I can't be anywhere near as positive about The Last Days of Krypton by Kevin J. Anderson. Although I'm only 100 pages into it (and it's a behemoth like so many modern crap-SF novels), I knew I was in for a rough ride right on the first page. I don't have the book with me, so I can't tell you exactly what elements set off my mental stink-bomb alert, but I'll see if I can dig them up later.

Okay, I'm being a little harsh here. Actually, as modern SF goes, I've certainly seen worse. But reading it gave me an insight into why I hate the vast majority of modern science fiction so passionately: it's stupid.

It seems to me that the current generation of SF editors and publishers came into the field after the Golden Age - in most cases, post-1970s. Lots of people working in the business now wouldn't know Roger Zelazny or Fredric Brown if they leaped out of their graves and bit them on the ass.

And I believe they think of science fiction as "childish" literature, for immature, adolescent minds.

Which, of course, it has often been from the very first. But there were always exceptional authors - the cream that rose to the top - who wrote truly intelligent, imaginative, and adult science fiction (and fantasy, of course; I'm not making a distinction right now).

The problem is that back then, there were at least some editors and publishers who could recognize greatness. Now, those perceptive and mature people in the SF publishing industry seem to be gone - probably, I suspect, because the whole industry is far more commercialized than it used to be, far more integrated into the craptastic Hollywood culture that dominates American society. They're all looking so hard for the next Harry Potter that they would not only MISS the next Cordwainer Smith - he wouldn't even be able to get in their door.

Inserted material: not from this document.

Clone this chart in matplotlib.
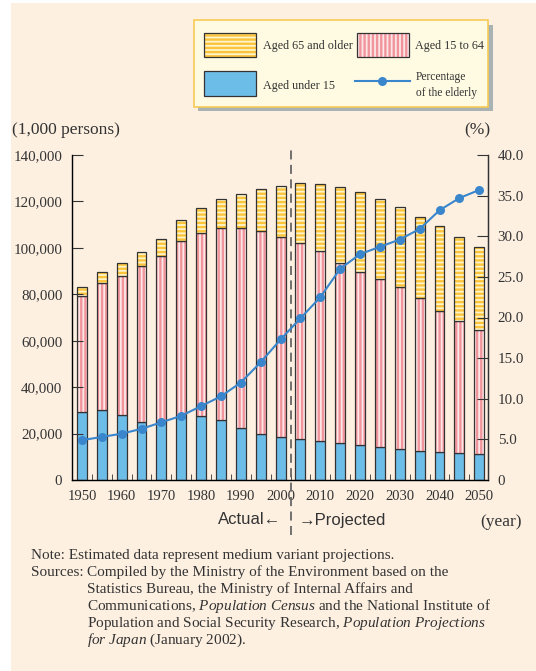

I fear that the same must be said for fans. It may be that the vast majority of younger fans simply don't know what good writing is, because they've never seen it.

There are still a few good writers out there, of course, but they're the exception rather than the rule.

Like Hercule Poirot, I'm not going to pretend that I'm stupid. I'm more intelligent than the average reader, even the average SF reader. So maybe that makes me more sensitive to having my intelligence insulted. I can tell when I'm reading something written by someone who is dumber than I am, to put it crudely, and I'd say that 97% of everything new being published these days is either written by a relatively dim person, or deliberately slanted for an audience that the producers of the product consider to be - there's no other word for it - idiots.

And even so, the people producing this crap are not bright. If they were, even their dumbed-down writing would show it - and it doesn't. Typos, logical failures, unbelievable characters, the same tired old cliches again and again and again...lord! I'm so sick of it!